Comme l’a relevé le Président de séance en conclusion de ce cycle de consultation, on semble s’acheminer vers une convergence de vues, ce qui est de bon augure… De fait, les avis ont été assez consensuels. On parait progresser mais il faudra attendre le prochain Bureau exécutif et la Conférence Générale de novembre pour en avoir la confirmation.

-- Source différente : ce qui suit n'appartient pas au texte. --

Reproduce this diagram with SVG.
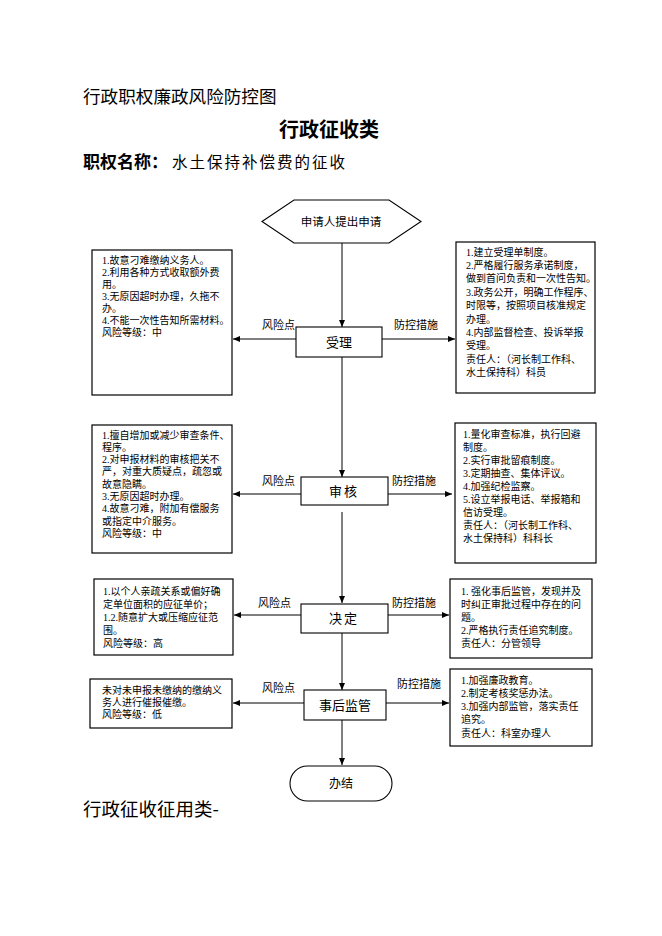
<svg xmlns="http://www.w3.org/2000/svg" width="662" height="936" viewBox="0 0 662 936">
<style>
.t{font-family:"Liberation Serif","Noto Sans CJK SC",serif;font-size:10px;fill:#000}
.h{font-family:"Noto Sans CJK SC",sans-serif;fill:#000}
.box{fill:#fff;stroke:#000;stroke-width:1.2}
.node{fill:#fff;stroke:#000;stroke-width:1.1}
.lbl{font-family:"Noto Sans CJK SC",sans-serif;font-size:11px;fill:#000}
.nl{font-family:"Noto Sans CJK SC",sans-serif;font-size:13px;fill:#000;text-anchor:middle}
.c{stroke:#000;stroke-width:1;fill:none}
</style>
<defs>
<marker id="ah" markerUnits="userSpaceOnUse" markerWidth="8" markerHeight="8" refX="7" refY="3" orient="auto">
<path d="M0,0 L7,3 L0,6 Z" fill="#000"/>
</marker>
</defs>
<rect width="662" height="936" fill="#fff"/>

<text class="h" x="83" y="103" font-size="17.6">行政职权廉政风险防控图</text>
<text class="h" x="329" y="137" font-size="20" font-weight="bold" text-anchor="middle">行政征收类</text>
<text class="h" x="83" y="168" font-size="17" font-weight="bold">职权名称：</text>
<text class="h" x="172" y="168" font-size="15.5" letter-spacing="2">水土保持补偿费的征收</text>
<text class="h" x="83" y="816" font-size="18.5">行政征收征用类-</text>

<g id="connectors">
<line class="c" x1="342" y1="243" x2="342" y2="327" marker-end="url(#ah)"/>
<line class="c" x1="342" y1="357" x2="342" y2="477" marker-end="url(#ah)"/>
<line class="c" x1="342" y1="512" x2="342" y2="603" marker-end="url(#ah)"/>
<line class="c" x1="342" y1="633" x2="342" y2="690" marker-end="url(#ah)"/>
<line class="c" x1="342" y1="720" x2="342" y2="765" marker-end="url(#ah)"/>
<line class="c" x1="296" y1="339" x2="233" y2="339" marker-end="url(#ah)"/>
<line class="c" x1="382" y1="339" x2="455" y2="339" marker-end="url(#ah)"/>
<line class="c" x1="301" y1="494" x2="233" y2="494" marker-end="url(#ah)"/>
<line class="c" x1="388" y1="494" x2="452" y2="494" marker-end="url(#ah)"/>
<line class="c" x1="301" y1="615" x2="234" y2="615" marker-end="url(#ah)"/>
<line class="c" x1="388" y1="615" x2="449" y2="615" marker-end="url(#ah)"/>
<line class="c" x1="304" y1="703" x2="233" y2="703" marker-end="url(#ah)"/>
<line class="c" x1="386" y1="703" x2="449" y2="703" marker-end="url(#ah)"/>
<text class="lbl" x="262" y="329">风险点</text>
<text class="lbl" x="394" y="329">防控措施</text>
<text class="lbl" x="262" y="485">风险点</text>
<text class="lbl" x="392" y="485">防控措施</text>
<text class="lbl" x="258" y="607">风险点</text>
<text class="lbl" x="392" y="607">防控措施</text>
<text class="lbl" x="262" y="692">风险点</text>
<text class="lbl" x="397" y="688">防控措施</text>
</g>

<g id="start">
<polygon class="node" points="262,221.5 294,200 389,200 421,221.5 389,243 294,243"/>
<text class="h" x="341" y="226" font-size="11.5" text-anchor="middle">申请人提出申请</text>
</g>

<g id="accept">
<rect class="node" x="296" y="327" width="86" height="30"/>
<text class="nl" x="339" y="347">受理</text>
</g>
<g id="review">
<rect class="node" x="301" y="477" width="87" height="28"/>
<text class="nl" x="344" y="496" letter-spacing="2">审核</text>
</g>
<g id="decide">
<rect class="node" x="301" y="604" width="87" height="29"/>
<text class="nl" x="344" y="623" letter-spacing="2">决定</text>
</g>
<g id="supervise">
<rect class="node" x="304" y="690" width="82" height="30"/>
<text class="nl" x="345" y="710">事后监管</text>
</g>
<g id="end">
<rect class="node" x="290" y="766" width="102" height="35" rx="17.5"/>
<text class="h" x="341" y="788" font-size="12" text-anchor="middle">办结</text>
</g>

<g id="risk1">
<rect class="box" x="92" y="250" width="140" height="145"/>
<text class="t" x="102" y="263.5">1.故意刁难缴纳义务人。</text>
<text class="t" x="102" y="275.6">2.利用各种方式收取额外费</text>
<text class="t" x="102" y="287.7">用。</text>
<text class="t" x="102" y="299.8">3.无原因超时办理，久拖不</text>
<text class="t" x="102" y="311.9">办。</text>
<text class="t" x="102" y="324">4.不能一次性告知所需材料。</text>
<text class="t" x="102" y="336.1">风险等级：中</text>
</g>
<g id="measure1">
<rect class="box" x="456" y="242" width="139" height="151"/>
<text class="t" x="466" y="255.5">1.建立受理单制度。</text>
<text class="t" x="466" y="268.9">2.严格履行服务承诺制度，</text>
<text class="t" x="466" y="282.3">做到首问负责和一次性告知。</text>
<text class="t" x="466" y="295.7">3.政务公开，明确工作程序、</text>
<text class="t" x="466" y="309.1">时限等，按照项目核准规定</text>
<text class="t" x="466" y="322.5">办理。</text>
<text class="t" x="466" y="335.9">4.内部监督检查、投诉举报</text>
<text class="t" x="466" y="349.3">受理。</text>
<text class="t" x="466" y="362.7">责任人：（河长制工作科、</text>
<text class="t" x="466" y="376.1">水土保持科）科员</text>
</g>
<g id="risk2">
<rect class="box" x="92" y="425" width="140" height="128"/>
<text class="t" x="102" y="438.5">1.擅自增加或减少审查条件、</text>
<text class="t" x="102" y="450.8">程序。</text>
<text class="t" x="102" y="463.1">2.对申报材料的审核把关不</text>
<text class="t" x="102" y="475.4">严，对重大质疑点，疏忽或</text>
<text class="t" x="102" y="487.7">故意隐瞒。</text>
<text class="t" x="102" y="500">3.无原因超时办理。</text>
<text class="t" x="102" y="512.3">4.故意刁难，附加有偿服务</text>
<text class="t" x="102" y="524.6">或指定中介服务。</text>
<text class="t" x="102" y="536.9">风险等级：中</text>
</g>
<g id="measure2">
<rect class="box" x="455" y="423" width="141" height="140"/>
<text class="t" x="463" y="437.5">1.量化审查标准，执行回避</text>
<text class="t" x="463" y="450.6">制度。</text>
<text class="t" x="463" y="463.7">2.实行审批留痕制度。</text>
<text class="t" x="463" y="476.8">3.定期抽查、集体评议。</text>
<text class="t" x="463" y="489.9">4.加强纪检监察。</text>
<text class="t" x="463" y="503">5.设立举报电话、举报箱和</text>
<text class="t" x="463" y="516.1">信访受理。</text>
<text class="t" x="463" y="529.2">责任人：（河长制工作科、</text>
<text class="t" x="463" y="542.3">水土保持科）科科长</text>
</g>
<g id="risk3">
<rect class="box" x="94" y="579" width="139" height="76"/>
<text class="t" x="103" y="594.5">1.以个人亲疏关系或偏好确</text>
<text class="t" x="103" y="607.6">定单位面积的应征单价；</text>
<text class="t" x="103" y="620.7">1.2.随意扩大或压缩应征范</text>
<text class="t" x="103" y="633.8">围。</text>
<text class="t" x="103" y="646.9">风险等级：高</text>
</g>
<g id="measure3">
<rect class="box" x="450" y="579" width="142" height="79"/>
<text class="t" x="461" y="594.5">1. 强化事后监管，发现并及</text>
<text class="t" x="461" y="607.6">时纠正审批过程中存在的问</text>
<text class="t" x="461" y="620.7">题。</text>
<text class="t" x="461" y="633.8">2.严格执行责任追究制度。</text>
<text class="t" x="461" y="646.9">责任人：分管领导</text>
</g>
<g id="risk4">
<rect class="box" x="90" y="679" width="142" height="49"/>
<text class="t" x="102" y="693.5">未对未申报未缴纳的缴纳义</text>
<text class="t" x="102" y="705.7">务人进行催报催缴。</text>
<text class="t" x="102" y="717.9">风险等级：低</text>
</g>
<g id="measure4">
<rect class="box" x="450" y="669" width="142" height="77"/>
<text class="t" x="461" y="683.5">1.加强廉政教育。</text>
<text class="t" x="461" y="696.8">2.制定考核奖惩办法。</text>
<text class="t" x="461" y="710.1">3.加强内部监管，落实责任</text>
<text class="t" x="461" y="723.4">追究。</text>
<text class="t" x="461" y="736.7">责任人：科室办理人</text>
</g>
</svg>
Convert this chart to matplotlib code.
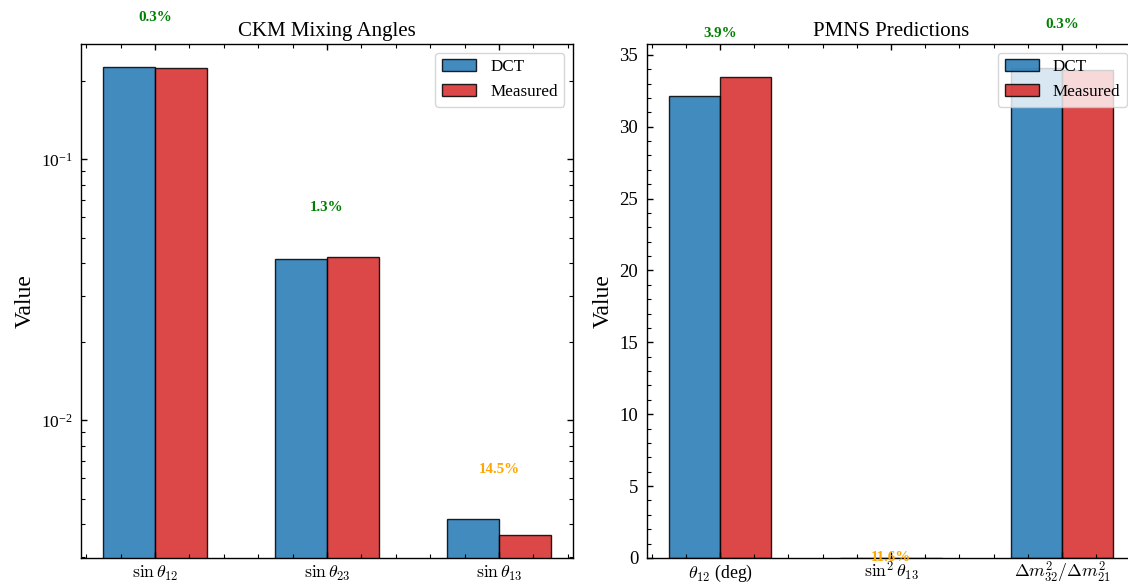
import numpy as np
import matplotlib
matplotlib.use("Agg")
import matplotlib.pyplot as plt

plt.rcParams['font.family'] = ['Liberation Serif', 'DejaVu Serif']
plt.rcParams['mathtext.fontset'] = 'cm'
plt.rcParams['xtick.direction'] = 'in'
plt.rcParams['ytick.direction'] = 'in'
plt.rcParams['xtick.top'] = True
plt.rcParams['ytick.right'] = True
plt.rcParams['xtick.minor.visible'] = True
plt.rcParams['ytick.minor.visible'] = True
plt.rcParams['xtick.major.size'] = 4.5
plt.rcParams['ytick.major.size'] = 4.5
plt.rcParams['xtick.minor.size'] = 2.7
plt.rcParams['ytick.minor.size'] = 2.7
plt.rcParams['xtick.major.width'] = 1.0
plt.rcParams['ytick.major.width'] = 1.0
plt.rcParams['xtick.minor.width'] = 0.8
plt.rcParams['ytick.minor.width'] = 0.8
plt.rcParams['xtick.major.pad'] = 14.3
plt.rcParams['ytick.major.pad'] = 6
plt.rcParams['axes.linewidth'] = 1.0

# ---- data ----
ckm_labels = [r'$\sin\theta_{12}$', r'$\sin\theta_{23}$', r'$\sin\theta_{13}$']
ckm_dct = [0.2250, 0.04165, 0.00418]
ckm_meas = [0.2243, 0.0422, 0.00365]
ckm_pct = ['0.3%', '1.3%', '14.5%']

pmns_labels = [r'$\theta_{12}$ (deg)', r'$\sin^2\theta_{13}$', r'$\Delta m^2_{32}/\Delta m^2_{21}$']
pmns_dct = [32.13, 0.02455, 34.05]
pmns_meas = [33.44, 0.0220, 33.95]
pmns_pct = ['3.9%', '11.6%', '0.3%']

W, H = 1128, 585
fig = plt.figure(figsize=(W / 100, H / 100), dpi=100)
ax1 = fig.add_axes([81 / W, (H - 558) / H, 492 / W, 514 / H])
ax2 = fig.add_axes([646.5 / W, (H - 558) / H, 489 / W, 514 / H])

width = 0.3
blue = 'tab:blue'
red = 'tab:red'


def pct_color(s):
    v = float(s.rstrip('%'))
    if v < 5:
        return 'green'
    elif v < 20:
        return 'orange'
    return 'red'


def draw(ax, labels, dct, meas, pct, title, log, factor, ysize):
    x = np.arange(len(labels))
    ax.bar(x - width / 2, dct, width, color=blue, alpha=0.85,
           edgecolor='black', linewidth=1.0, label='DCT')
    ax.bar(x + width / 2, meas, width, color=red, alpha=0.85,
           edgecolor='black', linewidth=1.0, label='Measured')
    if log:
        ax.set_yscale('log')
    ax.set_xticks(x)
    ax.set_xticklabels(labels, fontsize=12.8, va='baseline')
    ax.tick_params(axis='y', labelsize=ysize)
    ax.set_ylabel('Value', fontsize=17)
    ax.set_title(title, fontsize=15)
    ax.legend(loc='upper right', fontsize=12.3)
    for i in range(len(labels)):
        y = max(dct[i], meas[i]) * factor
        ax.text(x[i], y, pct[i], ha='center', va='center', fontsize=10.8,
                fontweight='bold', color=pct_color(pct[i]))


draw(ax1, ckm_labels, ckm_dct, ckm_meas, ckm_pct, 'CKM Mixing Angles', True, 1.55, 12.5)
draw(ax2, pmns_labels, pmns_dct, pmns_meas, pmns_pct, 'PMNS Predictions', False, 1.09, 13.5)

fig.savefig('out.png', dpi=100)
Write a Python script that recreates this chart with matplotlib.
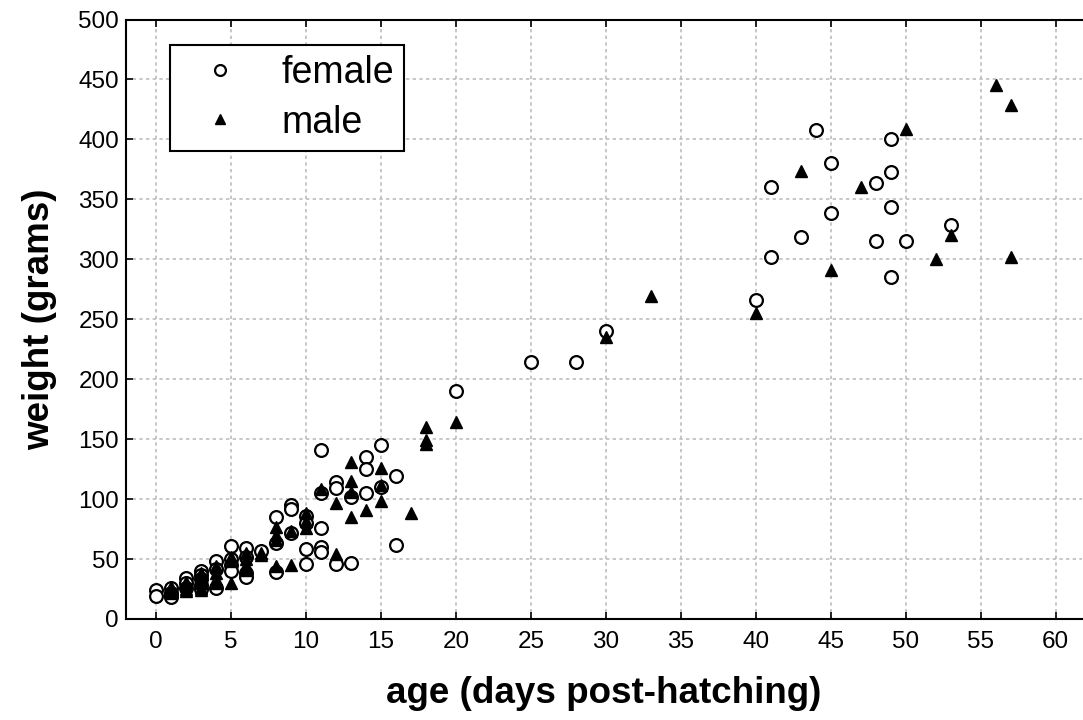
import matplotlib.pyplot as plt
plt.switch_backend('agg')

# < -- Data

female_age = [0, 0, 1, 1, 1, 1, 2, 2, 2, 3, 3, 3, 3, 3, 4, 4, 4,
              5, 5, 5, 5, 6, 6, 6, 6, 7, 8, 8, 8, 9, 9, 9,
              10, 10, 10, 10, 11, 11, 11, 11, 11, 12, 12, 12, 13, 13,
              14, 14, 14, 15, 15, 16, 16, 20, 25, 28, 30,
              40, 41, 41, 43, 44, 45, 45, 48, 48, 49, 49, 49, 49, 50, 53]
female_weight = [24, 19, 26, 22, 20, 18, 34, 30, 26, 40, 37, 33, 28, 25, 48, 42, 26,
                 61, 50, 45, 40, 59, 52, 38, 35, 57, 85, 63, 39, 95, 92, 72,
                 86, 80, 58, 46, 141, 105, 76, 60, 56, 114, 109, 46, 102, 47,
                 135, 125, 105, 145, 110, 119, 62, 190, 214, 214, 240,
                 266, 360, 302, 319, 408, 380, 339, 364, 315, 400, 373, 344, 285, 315, 329]

male_age = [1, 1, 1, 2, 2, 2, 2, 3, 3, 3, 3, 3, 4, 4, 4, 4,
            5, 5, 5, 6, 6, 6, 6, 7, 7, 8, 8, 8, 8, 9, 9,
            10, 10, 10, 11, 12, 12, 13, 13, 13, 13, 14,
            15, 15, 15, 17, 18, 18, 18, 20, 30, 33,
            40, 43, 45, 47, 50, 52, 53, 56, 57, 57]
male_weight = [27, 24, 22, 31, 28, 25, 23, 38, 34, 30, 26, 24, 44, 38, 33, 30,
               52, 48, 30, 55, 50, 45, 41, 55, 53, 77, 70, 66, 44, 73, 45,
               88, 82, 76, 108, 97, 54, 131, 115, 106, 85, 91,
               126, 112, 98, 88, 160, 149, 146, 164, 235, 269,
               255, 374, 291, 360, 409, 300, 320, 445, 429, 302]

x_ticks = list(range(0, 61, 5))
y_ticks = list(range(0, 501, 50))

# < -- Plot

plt.rcParams['font.family'] = ['Liberation Sans', 'DejaVu Sans']

fig = plt.figure(figsize=(10.83, 7.2), dpi=100)
ax = fig.add_axes([0.1163, 0.1403, 0.8827, 0.8326])

ax.plot(female_age, female_weight, 'o', markersize=9.2, markerfacecolor='white',
        markeredgecolor='black', markeredgewidth=1.6, label='female', zorder=3)
ax.plot(male_age, male_weight, '^', markersize=9.0, color='black', label='male', zorder=3)

ax.set_xlim(-2, 61.75)
ax.set_ylim(0, 500)
ax.set_xticks(x_ticks)
ax.set_yticks(y_ticks)
ax.tick_params(direction='in', length=5, width=1.2, labelsize=17.5, top=True, right=False)
ax.tick_params(axis='x', pad=9)
ax.tick_params(axis='y', pad=5)
ax.grid(True, color='#bdbdbd', linestyle=(0, (2, 2)), linewidth=1.2)
ax.set_axisbelow(True)
for s in ['left', 'bottom', 'top']:
    ax.spines[s].set_linewidth(1.5)
ax.spines['right'].set_visible(False)

ax.set_xlabel('age (days post-hatching)', fontsize=26.5, fontweight='bold', labelpad=16)
ax.set_ylabel('weight (grams)', fontsize=26.5, fontweight='bold', labelpad=15)

leg = ax.legend(loc='upper left', bbox_to_anchor=(0.046, 0.9575), fontsize=27,
                fancybox=False, framealpha=1, edgecolor='black', handletextpad=0.56,
                borderpad=0.28, markerscale=0.85, handlelength=2.13, labelspacing=0.35,
                borderaxespad=0)
leg.get_frame().set_linewidth(1.5)

fig.savefig('out.png', dpi=100)
plt.close()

Même si elles ont peu été mises en exergue, subsistent des difficultés, sans parler de l’esprit multilatéral récemment mis à mal, la question des ressources reste un réel souci mais le sujet a été peu évoqué… On l’a tout de même rappelé à l’appui de certaines propositions suggérées, et on l’a déploré pour le secteur « SHS » qui est « sous financé » a-t-on dit.


A propos du secteur « Education », un délégué a rappelé qu’on ne peut se satisfaire d’une situation qui va voir le nombre des enfants déscolarisés progresser d’ici à 2030.

Si on insiste sur le bienfait de la transversalité, on appelle aussi à associer tous les acteurs concernés par les projets ou programmes engagés, on rappelle d’abord l’utilité d’une meilleure utilisation du réseau hors-siège et des coopérations inter-agences onusiennes qui seront renforcées, on ajoute aussi que le secteur public doit pouvoir plus et mieux coopérer avec le privé… Les partenariats sont souhaités, mais à propos de tous ces acteurs à associer, on aura pu relever, à peine mentionné, le rôle de la société civile et notamment celui des ONG (alors qu’on entend agir concrètement, sur le terrain etc.)

En conclusion, les échanges ont été nourris, beaucoup de ce qui s’est dit faisait écho à des propos déjà tenus en d’autres lieux mais cela n’aura pas été que des redites, et parmi les éléments que l’on aura retenus comme nouveaux ou très soulignés, on relèvera les travaux à engager ou poursuivre sur l’IA, les Femmes et les Jeunes Filles, l’Ethique (MOST).